Jakarta,traznews.com
Konstitusi UUD 1945, Pasal 28 E dan Pasal 28 F, secara tersurat dan tersirat menjelaskan hak bebas berserikat, berkumpul dan mengeluarkan pendapat, hak untuk berkomunikasi dan memperoleh informasi, hak untuk mencari, memperoleh dan menyampaikan informasi.
Praktiknya, penghormatan dan perlindungan atas hak dasar atas kebebasan berekspresi ini seringkali dilanggar, diabaikan dan digembosi oleh penguasa
pemerintah dan aparatus keamanan negara.
Masyarakat sipil dan aktivis pergerakan sosial yang mengekspresikan dan menyuarakan suara kritis dan aksi damai untuk menyoroti kekuasaan, mengungkap ketidakadilan dan kebenaran, dipaksa diam, disiksa, dan bahkan dipenjarakan, dengan berbagai alasan, diskriminasi dan legitimasi aturan hukum.

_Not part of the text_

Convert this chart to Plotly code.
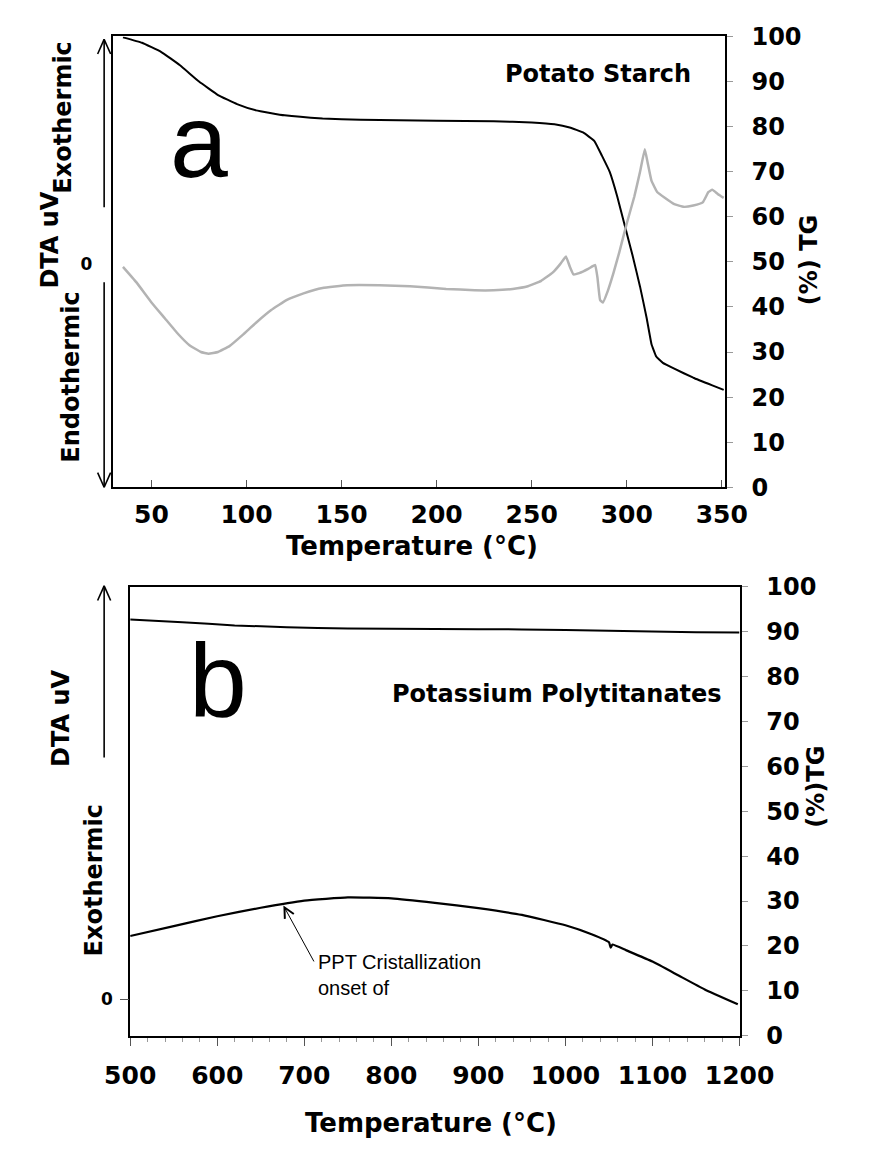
import plotly.graph_objects as go

# ---------------- data: panel a (Potato Starch) ----------------
a_tg_T = [35, 45, 55, 65, 75, 85, 95, 105, 120, 140, 160, 200, 230, 250, 262, 270, 277, 283, 287,
          291, 295, 299, 303, 307, 310.5, 313, 315.5, 319, 325, 335, 345, 351]
a_tg_v = [99.8, 98.6, 96.6, 93.6, 90.0, 87.0, 85.0, 83.6, 82.5, 81.8, 81.5, 81.3, 81.2, 80.9, 80.5,
          79.8, 78.7, 76.8, 73.5, 70.0, 64.5, 58.0, 51.5, 44.5, 37.5, 31.8, 29.0, 27.6, 26.3, 24.3,
          22.6, 21.6]

# DTA signal (uV, arbitrary scale, 0 = baseline)
a_dta_T = [35, 42, 50, 57, 64, 70, 76, 80, 85, 91, 98, 105, 113, 121, 130, 140, 153, 170, 186, 205,
           220, 230, 240, 248, 255, 261, 265, 268, 270, 272, 275, 280, 283.4, 284.6, 286, 287.5, 290,
           293, 296, 300, 304, 307, 309.5, 311, 313, 316, 320, 325, 330, 335, 340, 343, 345, 348, 351]
a_dta_v = [-0.7, -4.1, -8.6, -12.1, -15.6, -18.1, -19.6, -20.0, -19.6, -18.3, -15.8, -13.1, -10.3,
           -8.1, -6.6, -5.4, -4.8, -4.8, -5.0, -5.6, -5.9, -5.9, -5.6, -5.0, -3.8, -2.0, -0.1, 1.6,
           -0.6, -2.4, -2.1, -1.1, -0.3, -3.1, -8.1, -8.6, -6.1, -2.1, 2.4, 8.9, 14.9, 20.4, 25.4,
           22.4, 18.4, 15.9, 14.6, 13.2, 12.6, 12.9, 13.6, 15.9, 16.4, 15.4, 14.6]

# ---------------- data: panel b (Potassium Polytitanates) ----------------
b_tg_T = [500, 560, 620, 680, 750, 850, 950, 1050, 1150, 1200]
b_tg_v = [92.7, 92.1, 91.4, 91.0, 90.7, 90.6, 90.5, 90.2, 89.9, 89.8]

b_dta_T = [500, 550, 600, 650, 700, 750, 800, 850, 900, 950, 1000, 1030, 1050, 1052, 1054, 1070,
           1100, 1130, 1160, 1198]
b_dta_v = [14.1, 16.3, 18.5, 20.4, 22.0, 22.7, 22.5, 21.5, 20.3, 18.8, 16.5, 14.5, 12.7, 11.5, 12.2,
           10.9, 8.4, 5.3, 2.2, -1.1]

tg_ticks = list(range(0, 101, 10))
a_x_ticks = [50, 100, 150, 200, 250, 300, 350]
b_x_ticks = [500, 600, 700, 800, 900, 1000, 1100, 1200]

W, H = 875, 1157
def px(x): return x / W
def py(y): return 1 - y / H

FAM = "DejaVu Sans"
YTICKF = dict(family=FAM, size=24, color="black", weight="bold")
XTICKF = dict(family=FAM, size=25, color="black", weight="bold")

fig = go.Figure()
fig.add_trace(go.Scatter(x=a_dta_T, y=a_dta_v, xaxis="x", yaxis="y2", mode="lines",
                         line=dict(color="#b3b3b3", width=2.5, shape="spline", smoothing=0.3)))
fig.add_trace(go.Scatter(x=a_tg_T, y=a_tg_v, xaxis="x", yaxis="y", mode="lines",
                         line=dict(color="black", width=2, shape="spline", smoothing=0.3)))
fig.add_trace(go.Scatter(x=b_tg_T, y=b_tg_v, xaxis="x2", yaxis="y3", mode="lines",
                         line=dict(color="black", width=2, shape="spline", smoothing=0.5)))
fig.add_trace(go.Scatter(x=b_dta_T, y=b_dta_v, xaxis="x2", yaxis="y4", mode="lines",
                         line=dict(color="black", width=2.2, shape="spline", smoothing=0.4)))

axline = dict(showline=True, linecolor="black", linewidth=2, mirror=True, showgrid=False, zeroline=False)
a_dom_x = [px(94), px(751)]
a_dom_y = [py(485), py(23)]
b_dom_x = [px(112), px(767)]
b_dom_y = [py(1047), py(587)]

fig.update_layout(
    width=W, height=H, margin=dict(l=0, r=0, t=0, b=0),
    paper_bgcolor="white", plot_bgcolor="white", showlegend=False,
    xaxis=dict(domain=a_dom_x, range=[30, 351.5], anchor="y", tickvals=a_x_ticks,
               ticks="inside", ticklen=7, tickwidth=1, tickcolor="#555", tickfont=XTICKF,
               ticklabelstandoff=4, **axline),
    yaxis=dict(domain=a_dom_y, range=[0, 100], anchor="x", side="right", tickvals=tg_ticks,
               ticks="outside", ticklen=6, tickcolor="#999", tickfont=YTICKF,
               ticklabelstandoff=14, **axline),
    yaxis2=dict(overlaying="y", range=[-49.6, 50.4], anchor="x", side="left", tickvals=[0], ticktext=["0"],
                ticks="", tickfont=dict(family=FAM, size=17, color="black", weight="bold"),
                ticklabelstandoff=20, showgrid=False, zeroline=False, showline=False),
    xaxis2=dict(domain=b_dom_x, range=[500, 1200], anchor="y3", tickvals=b_x_ticks,
                ticks="outside", ticklen=8, tickwidth=1, tickcolor="#555", tickfont=XTICKF,
                ticklabelstandoff=8,
                minor=dict(dtick=20, ticks="outside", ticklen=4, tickcolor="#999"), **axline),
    yaxis3=dict(domain=b_dom_y, range=[0, 100], anchor="x2", side="right", tickvals=tg_ticks,
                ticks="outside", ticklen=6, tickcolor="#999", tickfont=YTICKF,
                ticklabelstandoff=14, **axline),
    yaxis4=dict(overlaying="y3", range=[-8.1, 91.9], anchor="x2", side="left", tickvals=[0], ticktext=["0"],
                ticks="outside", ticklen=9, tickcolor="#555",
                tickfont=dict(family=FAM, size=17, color="black", weight="bold"),
                ticklabelstandoff=4, showgrid=False, zeroline=False, showline=False),
)

def txt(x, y, s, size=24, angle=0, family=FAM, weight="bold", xanchor="center"):
    fig.add_annotation(x=px(x), y=py(y), xref="paper", yref="paper", text=s, showarrow=False,
                       textangle=angle, xanchor=xanchor, yanchor="middle",
                       font=dict(family=family, size=size, color="black", weight=weight))

# axis titles
txt(415, 545, "Temperature (°C)", 26)
txt(435, 1136, "Temperature (°C)", 26)
txt(842, 252, "(%) TG", 24, -90)
txt(849, 792, "(%)TG", 24, -90)
# left DTA labels panel a
txt(26, 232, "DTA uV", 24, -90)
txt(40, 106, "Exothermic", 24, -90)
txt(48, 372, "Endothermic", 24, -90)
# left DTA labels panel b
txt(37, 722, "DTA uV", 24, -90)
txt(73, 887, "Exothermic", 24, -90)
# panel letters and names
txt(186, 130, "a", 104, family="Liberation Sans", weight="normal")
txt(206, 683, "b", 104, family="Liberation Sans", weight="normal")
txt(615, 61, "Potato Starch", 24)
txt(571, 697, "Potassium Polytitanates", 24)
# annotation with arrow
fig.add_annotation(x=676, y=29.0, xref="x2", yref="y3", ax=712, ay=16.2, axref="x2", ayref="y3",
                   text="", showarrow=True, arrowhead=5, arrowsize=2, arrowwidth=1, arrowcolor="black")
fig.add_annotation(x=713, y=16.2, xref="x2", yref="y3", text="PPT Cristallization<br>onset of",
                   showarrow=False, xanchor="left", yanchor="top", align="left",
                   font=dict(family="Liberation Sans", size=20, color="black"), yshift=14)

# left arrows (decorations)
def seg(x0, y0, x1, y1, w=1.6):
    fig.add_shape(type="line", xref="paper", yref="paper", x0=px(x0), y0=py(y0), x1=px(x1), y1=py(y1),
                  line=dict(color="black", width=w))
def head(x, y, d):
    seg(x, y, x - 7, y + d * 15)
    seg(x, y, x + 7, y + d * 15)

seg(84, 26, 84, 198); head(84, 26, 1)
seg(84, 275, 84, 485); head(84, 485, -1)
seg(84, 586, 84, 762); head(84, 586, 1)

fig.write_html("out.html")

Di Tanah Papua, Yayasan Pusaka Bentala Rakyat (PUSAKA) mendokumentasikan peristiwa pelanggaran HAM berbasis pada peristiwa sepanjang tahun 2022 yang kami laporkan dalam publikasi “Dong Penjarakan Tong Pu Suara dan Pikiran”. Kami menemukan 26 kasus yang diduga melanggar hak atas kebebasan berekspresi yang terjadi meluas di berbagai daerah di Papua, Jayapura, Nabire, Merauke, Wamena, Jayawijaya, Manokwari, Kaimana dan Sorong.
Aksi protes terhadap kebijakan Otonomi Khusus Papua dan pembentukan Daerah Otonomi Baru, dan menyuarakan ketidakadilan, dihadapi dengan pembubaran, kekerasan, penangkapan dan kriminalisasi, yang melibatkan aparat keamanan negara Polri TNI dengan bertindak represif dan melanggar konstitusi hukum, yakni UU Nomor 39/1999 tentang Hak Asasi Manusia : UU Nomor 9/1998 tentang Kemerdekaan Menyampaikan Pendapat di Muka Umum : UU Nomor 34/2004 tentang Tentara
Nasional Indonesia : Peraturan Kapolri Nomor 1/2009 tentang Penggunaan Kekuatan dalm Tindakan Kepolisian.
Dalam kasus ini terdapat tiga korban meninggal dan 72 orang luka-luka, 361 orang ditangkap sewenang-wenang, 26 orang ditangkap dan menjalani proses hukum, diantaranya 18 orang dikenakan pasal makar dengan ancaman penjara seumur hidup.
“Pelanggaran HAM, hak atas kebebasan berekspresi paling serius dan berulang-ulang terjadi di Papua pada masa pemerintahan Presiden Joko Widodo.
Penggembosan dan pemenjaraan terhadap hak kebebasan berekspresi akan beresiko merampas hak hidup, tidak demokratis, penguasa menjadi paling benar”, jelas Franky Samperante, Direktur
Pusaka.
Pemerintah mempunyai tanggung jawab untuk memenuhi dan memajukan HAM. Presiden Jokowi berkomitmen menyelesaikan pelanggaran HAM dan Dialog Damai. Jauh Panggang Dari Api, praktiknya pelanggaran HAM di Papua masih terus terjadi. Pendekatan keamanan dan operasi militer dalam penanganan konflik bersenjata saat ini menimbulkan hilangnya hak hidup, hak atas rasa aman damai, hak atas kesejahteraan ekonomi.
Pusaka berpendapat dan meminta pemerintah dan aparat keamanan negara untuk menghormati dan melindungi hak untuk berkumpul dan mengemukakan pendapat secara damai, orang-orang yang menyuarakan hak menentukan nasib sendiri, hak sipil politik, hak sosial ekonomi dan budaya, dan/atau menyatakan ketidaksetujuannya terhadap kebijakan pemerintah nasional di Papua.
Pemerintah segera mengevaluasi kebijakan pendekatan keamanan dan penggunaan taktik brutal TNI Polri dalam penanganan dan pengendalian aksi protes, melakukan penegakan hukum atas dugaan pelanggaran HAM dan memulihkan hak-hak korban: dan melakukan Dialog Damai yang efektif.